SPURGEON: You didn’t have the reluctance problem, did you? Did you think anyone chose not to talk to you, or changed the way they talked to you, out of careerist or similar concerns?
HOWE: Oh, sure. Tons of people. Tons of people. It’s no secret that this book really accelerates in the last ten years, and it has a very sudden ending. There are multiple reasons for that, but one of them is that no-one in the comics industry now is really interested in talking about the comics industry.
SPURGEON: Right. Not like that, anyway. Or at least not on the record.
HOWE: Not to someone who is writing a book.
There is a lot to be interested in in Tom Spurgeon’s conversation with Marvel Comics: The Untold Story author Sean Howe, but this was the exchange that jumped out at me.

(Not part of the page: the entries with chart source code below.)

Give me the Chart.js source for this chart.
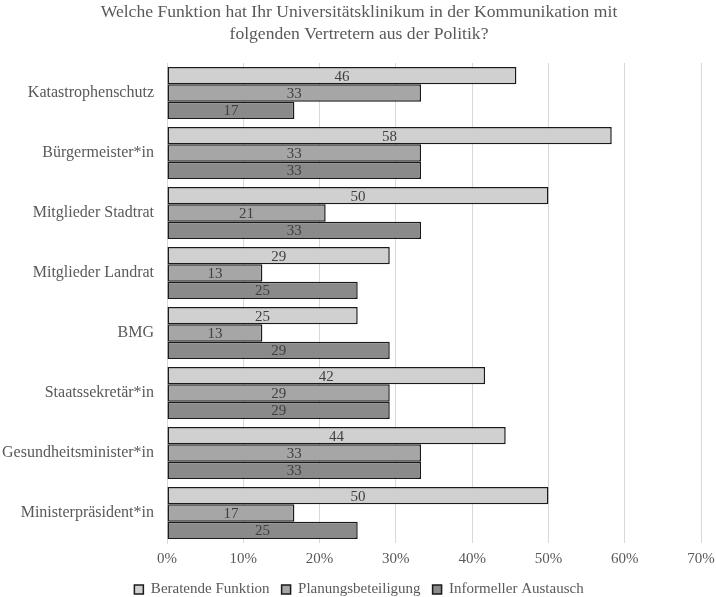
<!DOCTYPE html>
<html>
<head>
<meta charset="utf-8">
<script src="https://cdn.jsdelivr.net/npm/chart.js@4"></script>
<style>
  html, body { margin: 0; padding: 0; background: #fff; }
  #wrap { width: 716px; height: 597px; }
</style>
</head>
<body>
<div id="wrap"><canvas id="chart" width="716" height="597"></canvas></div>
<script>
// categories and values (percent)
const categories = ['Katastrophenschutz', 'Bürgermeister*in', 'Mitglieder Stadtrat', 'Mitglieder Landrat',
  'BMG', 'Staatssekretär*in', 'Gesundheitsminister*in', 'Ministerpräsident*in'];
const beratend = [45.8, 58.3, 50, 29.2, 25, 41.7, 44.4, 50];
const planung = [33.3, 33.3, 20.8, 12.5, 12.5, 29.2, 33.3, 16.7];
const informell = [16.7, 33.3, 33.3, 25, 29.2, 29.2, 33.3, 25];
const xTicks = [0, 10, 20, 30, 40, 50, 60, 70];

const serif = '"Liberation Serif", "DejaVu Serif", serif';

// draw the value in the middle of each bar
const barLabels = {
  id: 'barLabels',
  afterDatasetsDraw(chart) {
    const ctx = chart.ctx;
    ctx.save();
    ctx.font = '15px ' + serif;
    ctx.fillStyle = '#404040';
    ctx.textAlign = 'center';
    ctx.textBaseline = 'middle';
    chart.data.datasets.forEach((ds, i) => {
      chart.getDatasetMeta(i).data.forEach((bar, j) => {
        const x = (bar.x + bar.base) / 2;
        ctx.fillText(Math.round(ds.data[j]), x, bar.y + 1);
      });
    });
    ctx.restore();
  }
};

new Chart(document.querySelector('#chart').getContext('2d'), {
  type: 'bar',
  data: {
    labels: categories,
    datasets: [
      { label: 'Beratende Funktion', data: beratend, backgroundColor: '#d0d0d0' },
      { label: 'Planungsbeteiligung', data: planung, backgroundColor: '#a6a6a6' },
      { label: 'Informeller Austausch', data: informell, backgroundColor: '#8a8a8a' }
    ].map(d => Object.assign(d, { borderColor: '#1a1a1a', borderWidth: 1.5, borderSkipped: false }))
  },
  options: {
    indexAxis: 'y',
    responsive: false,
    animation: false,
    layout: { padding: { left: 2, right: 0, top: 1, bottom: -10 } },
    datasets: { bar: { categoryPercentage: 0.87, barPercentage: 1 } },
    scales: {
      x: {
        min: 0, max: 70,
        afterBuildTicks: s => { s.ticks = xTicks.map(v => ({ value: v })); },
        afterFit: s => { s.height -= 5; s.paddingRight = 15; },
        ticks: { callback: v => v + '%', color: '#595959', font: { family: serif, size: 15 }, padding: 7 },
        grid: { color: '#d9d9d9', drawTicks: false },
        border: { display: false }
      },
      y: {
        afterFit: s => { s.width = 165; },
        ticks: { color: '#595959', font: { family: serif, size: 16 }, padding: 13 },
        grid: { display: false, drawTicks: false },
        border: { color: '#d9d9d9' }
      }
    },
    plugins: {
      title: {
        display: true,
        text: ['Welche Funktion hat Ihr Universitätsklinikum in der Kommunikation mit',
               'folgenden Vertretern aus der Politik?'],
        color: '#595959',
        font: { family: serif, size: 17.6, weight: 'normal', lineHeight: 1.25 },
        padding: { top: 0, bottom: 18 }
      },
      legend: {
        position: 'bottom',
        labels: { boxWidth: 9, boxHeight: 9, color: '#595959', font: { family: serif, size: 15 }, padding: 12 }
      },
      tooltip: { enabled: false }
    }
  },
  plugins: [barLabels]
});
</script>
</body>
</html>
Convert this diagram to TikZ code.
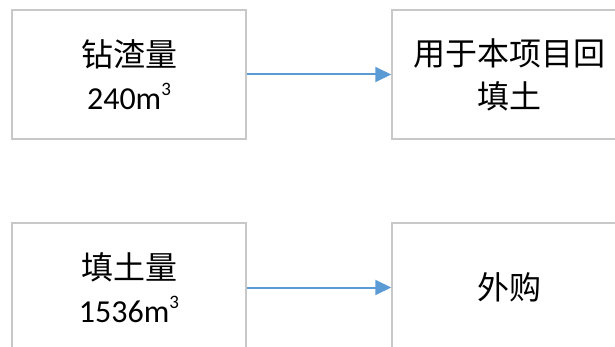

There are, of course, many reasons why today’s comics professionals aren’t interested in “talking about the comics industry,” with the chief one likely being “They don’t want to say anything that could prevent them getting work in the future,” but still: One day, there will be people who are willing to talk, and I can’t wait to see what they have to say…
January 10th, 2013 at 12:47 pm
Shame he never contacted me.
January 11th, 2013 at 6:56 am
and yet if you look back at “the comics journal” from the late 70s and early 80s that’s all anyone did. talk and talk trash at that. which is reflected in the book.